■ REQUEST: Repeat exactly the lines running from the first line of the data to the line containing "2007 and 2020</text>", both ends included, and nothing else; drop the pictures.

■ DATA EXTRACT:
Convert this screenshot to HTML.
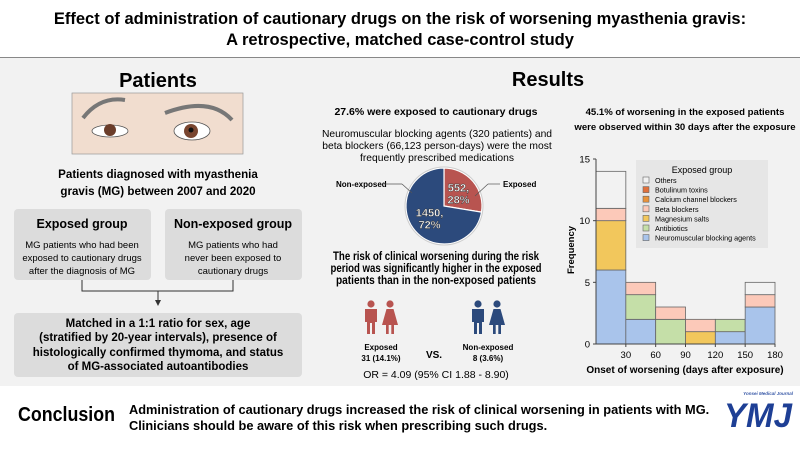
<!DOCTYPE html>
<html><head><meta charset="utf-8"><style>
body{margin:0;width:800px;height:450px;overflow:hidden;background:#fff;font-family:"Liberation Sans",sans-serif}
svg text{font-family:"Liberation Sans",sans-serif}
</style></head><body>
<svg width="800" height="450" viewBox="0 0 800 450">
<rect x="0" y="58" width="800" height="328" fill="#f2f2f2"/>
<line x1="0" y1="57.5" x2="800" y2="57.5" stroke="#888" stroke-width="1"/>
<text x="400" y="24" text-anchor="middle" font-size="16.5" font-weight="bold">Effect of administration of cautionary drugs on the risk of worsening myasthenia gravis:</text>
<text x="400" y="45" text-anchor="middle" font-size="16.5" font-weight="bold">A retrospective, matched case-control study</text>

<!-- Patients -->
<text x="158" y="87" text-anchor="middle" font-size="20" font-weight="bold">Patients</text>
<g>
<rect x="72" y="93" width="171" height="61" fill="#f1ddcf" stroke="#999" stroke-width="0.7"/>
<path d="M83 118 Q100 96 125 100" stroke="#777" stroke-width="4" fill="none"/>
<path d="M165 113 Q210 96 232 120" stroke="#777" stroke-width="4" fill="none"/>
<ellipse cx="110" cy="131" rx="18" ry="6" fill="#fff" stroke="#555" stroke-width="0.8"/>
<circle cx="110" cy="130" r="6" fill="#6b3d2a"/>
<ellipse cx="192" cy="131" rx="18" ry="9" fill="#fff" stroke="#555" stroke-width="0.8"/>
<circle cx="191" cy="131" r="7" fill="#7a4630"/><circle cx="191" cy="130" r="2.5" fill="#111"/>
</g>
<text x="158" y="178" text-anchor="middle" font-size="11.6" font-weight="bold">Patients diagnosed with myasthenia</text>
<text x="158" y="195" text-anchor="middle" font-size="11.6" font-weight="bold">gravis (MG) between 2007 and 2020</text>

<g>
<rect x="14" y="209" width="137" height="71" rx="4" fill="#dcdcdc"/>
<text x="82" y="228" text-anchor="middle" font-size="12.5" font-weight="bold">Exposed group</text>
<text x="82" y="248" text-anchor="middle" font-size="9.5">MG patients who had been</text>
<text x="82" y="261" text-anchor="middle" font-size="9.5">exposed to cautionary drugs</text>
<text x="82" y="274" text-anchor="middle" font-size="9.5">after the diagnosis of MG</text>
</g>
<g>
<rect x="165" y="209" width="137" height="71" rx="4" fill="#dcdcdc"/>
<text x="233" y="228" text-anchor="middle" font-size="12.5" font-weight="bold">Non-exposed group</text>
<text x="233" y="248" text-anchor="middle" font-size="9.5">MG patients who had</text>
<text x="233" y="261" text-anchor="middle" font-size="9.5">never been exposed to</text>
<text x="233" y="274" text-anchor="middle" font-size="9.5">cautionary drugs</text>
</g>
<path d="M82 280 V291 H233 V280 M158 291 V301" stroke="#333" stroke-width="1" fill="none"/>
<path d="M155 300 L161 300 L158 306 Z" fill="#333"/>
<g>
<rect x="14" y="313" width="288" height="64" rx="4" fill="#dcdcdc"/>
<text x="158" y="327" text-anchor="middle" font-size="11.5" font-weight="bold">Matched in a 1:1 ratio for sex, age</text>
<text x="158" y="341" text-anchor="middle" font-size="11.5" font-weight="bold">(stratified by 20-year intervals), presence of</text>
<text x="158" y="356" text-anchor="middle" font-size="11.5" font-weight="bold">histologically confirmed thymoma, and status</text>
<text x="158" y="370" text-anchor="middle" font-size="11.5" font-weight="bold">of MG-associated autoantibodies</text>
</g>

<!-- Results -->
<text x="548" y="86" text-anchor="middle" font-size="20" font-weight="bold">Results</text>
<text x="436" y="115" text-anchor="middle" font-size="10.5" font-weight="bold">27.6% were exposed to cautionary drugs</text>
<text x="437" y="137" text-anchor="middle" font-size="10.3">Neuromuscular blocking agents (320 patients) and</text>
<text x="437" y="149" text-anchor="middle" font-size="10.3">beta blockers (66,123 person-days) were the most</text>
<text x="437" y="161" text-anchor="middle" font-size="10.3">frequently prescribed medications</text>
<text x="685" y="115" text-anchor="middle" font-size="9.6" font-weight="bold">45.1% of worsening in the exposed patients</text>
<text x="685" y="130" text-anchor="middle" font-size="9.6" font-weight="bold">were observed within 30 days after the exposure</text>

<g id="pie"></g>
<text x="336" y="187" font-size="8" font-weight="bold">Non-exposed</text>
<line x1="384" y1="184" x2="402" y2="184" stroke="#555" stroke-width="0.7"/><line x1="402" y1="184" x2="412" y2="193" stroke="#555" stroke-width="0.7"/>
<text x="503" y="187" font-size="8" font-weight="bold">Exposed</text>
<line x1="500" y1="184" x2="488" y2="184" stroke="#555" stroke-width="0.7"/><line x1="488" y1="184" x2="475" y2="196" stroke="#555" stroke-width="0.7"/>

<text x="436" y="260" text-anchor="middle" font-size="11.5" font-weight="bold" textLength="206" lengthAdjust="spacingAndGlyphs">The risk of clinical worsening during the risk</text>
<text x="436" y="272" text-anchor="middle" font-size="11.5" font-weight="bold" textLength="211" lengthAdjust="spacingAndGlyphs">period was significantly higher in the exposed</text>
<text x="436" y="284" text-anchor="middle" font-size="11.5" font-weight="bold" textLength="200" lengthAdjust="spacingAndGlyphs">patients than in the non-exposed patients</text>

<defs>
<g id="man"><circle cx="8" cy="4" r="3.6"/><path d="M2 9 H14 V22 H12 V34 H9 V23 H7 V34 H4 V22 H2 Z"/></g>
<g id="woman"><circle cx="8" cy="4" r="3.6"/><path d="M4.5 9 H11.5 L16 25 H12 V34 H9.3 V25 H6.7 V34 H4 V25 H0 Z"/></g>
</defs>
<g fill="#b85450"><use href="#man" x="363" y="300"/><use href="#woman" x="382" y="300"/></g>
<g fill="#2c4a7c"><use href="#man" x="470" y="300"/><use href="#woman" x="489" y="300"/></g>
<text x="381" y="350" text-anchor="middle" font-size="8" font-weight="bold">Exposed</text>
<text x="381" y="361" text-anchor="middle" font-size="8" font-weight="bold">31 (14.1%)</text>
<text x="434" y="358" text-anchor="middle" font-size="10" font-weight="bold">VS.</text>
<text x="488" y="350" text-anchor="middle" font-size="8" font-weight="bold">Non-exposed</text>
<text x="488" y="361" text-anchor="middle" font-size="8" font-weight="bold">8 (3.6%)</text>
<text x="436" y="378" text-anchor="middle" font-size="10.5">OR = 4.09 (95% CI 1.88 - 8.90)</text>

<g id="hist"></g>
<text transform="translate(574,250) rotate(-90)" text-anchor="middle" font-size="9.5" font-weight="bold">Frequency</text>
<text x="685" y="373" text-anchor="middle" font-size="10" font-weight="bold">Onset of worsening (days after exposure)</text>

<!-- Conclusion -->
<text x="18" y="421" font-size="20" font-weight="bold" textLength="97" lengthAdjust="spacingAndGlyphs">Conclusion</text>
<text x="129" y="414" font-size="12.8" font-weight="bold">Administration of cautionary drugs increased the risk of clinical worsening in patients with MG.</text>
<text x="129" y="430" font-size="12.8" font-weight="bold">Clinicians should be aware of this risk when prescribing such drugs.</text>
<text x="793" y="395" text-anchor="end" font-size="4.5" font-style="italic" font-weight="bold" fill="#3a5aa8">Yonsei Medical Journal</text>
<text x="758" y="427" text-anchor="middle" font-size="34" font-style="italic" font-weight="bold" fill="#1e3f95" textLength="68" lengthAdjust="spacingAndGlyphs">YMJ</text>
</svg>
<script>
const NS="http://www.w3.org/2000/svg";
function mk(tag,attrs,parent){const e=document.createElementNS(NS,tag);for(const k in attrs)e.setAttribute(k,attrs[k]);parent.appendChild(e);return e;}
// Pie data
const pieLabels=["Exposed","Non-exposed"];
const pieCounts=[552,1450];
const piePct=["28%","72%"];
const pieColors=["#b85450","#2c4a7c"];
(function(){
 const g=document.getElementById('pie');const cx=444,cy=206,r=38;
 const tot=pieCounts.reduce((a,b)=>a+b,0);let a0=-Math.PI/2;
 pieCounts.forEach((v,i)=>{
  const a1=a0+v/tot*2*Math.PI;
  const x0=cx+r*Math.cos(a0),y0=cy+r*Math.sin(a0),x1=cx+r*Math.cos(a1),y1=cy+r*Math.sin(a1);
  const p=mk('path',{d:`M${cx} ${cy} L${x0} ${y0} A${r} ${r} 0 ${a1-a0>Math.PI?1:0} 1 ${x1} ${y1} Z`,fill:pieColors[i],stroke:'#fff','stroke-width':1.2},g);
  
  
  const am=(a0+a1)/2,lr=r*0.5;
  const lx=cx+lr*Math.cos(am),ly=cy+lr*Math.sin(am);
  [v+",",piePct[i]].forEach((s,j)=>{
   const t=mk('text',{x:lx,y:ly-2+j*12,'text-anchor':'middle','font-size':11,'font-weight':'bold',fill:'#fff',stroke:'#333','stroke-width':0.4},g);
   t.textContent=s;
   
   
  });
  a0=a1;
 });
 mk('circle',{cx:cx,cy:cy,r:r+1,fill:'none',stroke:'#ccc','stroke-width':1},g);
})();
// Histogram data (stack order bottom->top)
const binStarts=[0,30,60,90,120,150];
const seriesNames=["Neuromuscular blocking agents","Antibiotics","Magnesium salts","Beta blockers","Calcium channel blockers","Botulinum toxins","Others"];
const seriesColors=["#a9c4eb","#c5dfa8","#f2c75c","#fcc9b9","#e8923a","#e0703c","#f2f2f2"];
const nmba=[6,2,0,0,1,3];
const antibiotics=[0,2,2,0,1,0];
const magnesium=[4,0,0,1,0,0];
const betaBlockers=[1,1,1,1,0,1];
const calcium=[0,0,0,0,0,0];
const botulinum=[0,0,0,0,0,0];
const others=[3,0,0,0,0,1];
const yTicks=[0,5,10,15];
const xTicks=[30,60,90,120,150,180];
(function(){
 const g=document.getElementById('hist');
 const X=d=>596+d/180*179, Y=v=>344-v/15*185;
 const series=[nmba,antibiotics,magnesium,betaBlockers,calcium,botulinum,others];
 binStarts.forEach((b,i)=>{
  let base=0;
  series.forEach((s,k)=>{
   if(s[i]>0){
    const r=mk('rect',{x:X(b),y:Y(base+s[i]),width:X(b+30)-X(b),height:Y(base)-Y(base+s[i]),fill:seriesColors[k],stroke:'#666','stroke-width':0.8},g);
    
    
   }
   base+=s[i];
  });
 });
 mk('line',{x1:596,y1:Y(0),x2:775,y2:Y(0),stroke:'#444','stroke-width':1},g);
 mk('line',{x1:596,y1:Y(0),x2:596,y2:Y(15),stroke:'#444','stroke-width':1},g);
 yTicks.forEach(v=>{
  mk('line',{x1:593,y1:Y(v),x2:596,y2:Y(v),stroke:'#444'},g);
  const t=mk('text',{x:590,y:Y(v)+3.5,'text-anchor':'end','font-size':9.5},g);t.textContent=v;
  
  
 });
 xTicks.forEach(v=>{
  mk('line',{x1:X(v),y1:Y(0),x2:X(v),y2:Y(0)+3,stroke:'#444'},g);
  const t=mk('text',{x:X(v),y:358,'text-anchor':'middle','font-size':9.5},g);t.textContent=v;
  
  
 });
 const lg=mk('g',{},g);
 
 
 mk('rect',{x:636,y:160,width:132,height:88,fill:'#e6e6e6'},lg);
 const lt=mk('text',{x:702,y:173,'text-anchor':'middle','font-size':9},lg);lt.textContent='Exposed group';
 for(let k=6;k>=0;k--){
  const yy=183+(6-k)*9.6;
  mk('rect',{x:643,y:yy-6,width:6,height:6,fill:seriesColors[k],stroke:'#666','stroke-width':0.6},lg);
  const t=mk('text',{x:655,y:yy,'font-size':7.2},lg);t.textContent=seriesNames[k];
  
  
 }
})();
</script>
</body></html>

■ SOLUTION TO THIS TASK:
Convert this screenshot to HTML.
<!DOCTYPE html>
<html><head><meta charset="utf-8"><style>
body{margin:0;width:800px;height:450px;overflow:hidden;background:#fff;font-family:"Liberation Sans",sans-serif}
svg text{font-family:"Liberation Sans",sans-serif}
</style></head><body>
<svg width="800" height="450" viewBox="0 0 800 450">
<rect x="0" y="58" width="800" height="328" fill="#f2f2f2"/>
<line x1="0" y1="57.5" x2="800" y2="57.5" stroke="#888" stroke-width="1"/>
<text x="400" y="24" text-anchor="middle" font-size="16.5" font-weight="bold">Effect of administration of cautionary drugs on the risk of worsening myasthenia gravis:</text>
<text x="400" y="45" text-anchor="middle" font-size="16.5" font-weight="bold">A retrospective, matched case-control study</text>

<!-- Patients -->
<text x="158" y="87" text-anchor="middle" font-size="20" font-weight="bold">Patients</text>
<g>
<rect x="72" y="93" width="171" height="61" fill="#f1ddcf" stroke="#999" stroke-width="0.7"/>
<path d="M83 118 Q100 96 125 100" stroke="#777" stroke-width="4" fill="none"/>
<path d="M165 113 Q210 96 232 120" stroke="#777" stroke-width="4" fill="none"/>
<ellipse cx="110" cy="131" rx="18" ry="6" fill="#fff" stroke="#555" stroke-width="0.8"/>
<circle cx="110" cy="130" r="6" fill="#6b3d2a"/>
<ellipse cx="192" cy="131" rx="18" ry="9" fill="#fff" stroke="#555" stroke-width="0.8"/>
<circle cx="191" cy="131" r="7" fill="#7a4630"/><circle cx="191" cy="130" r="2.5" fill="#111"/>
</g>
<text x="158" y="178" text-anchor="middle" font-size="11.6" font-weight="bold">Patients diagnosed with myasthenia</text>
<text x="158" y="195" text-anchor="middle" font-size="11.6" font-weight="bold">gravis (MG) between 2007 and 2020</text>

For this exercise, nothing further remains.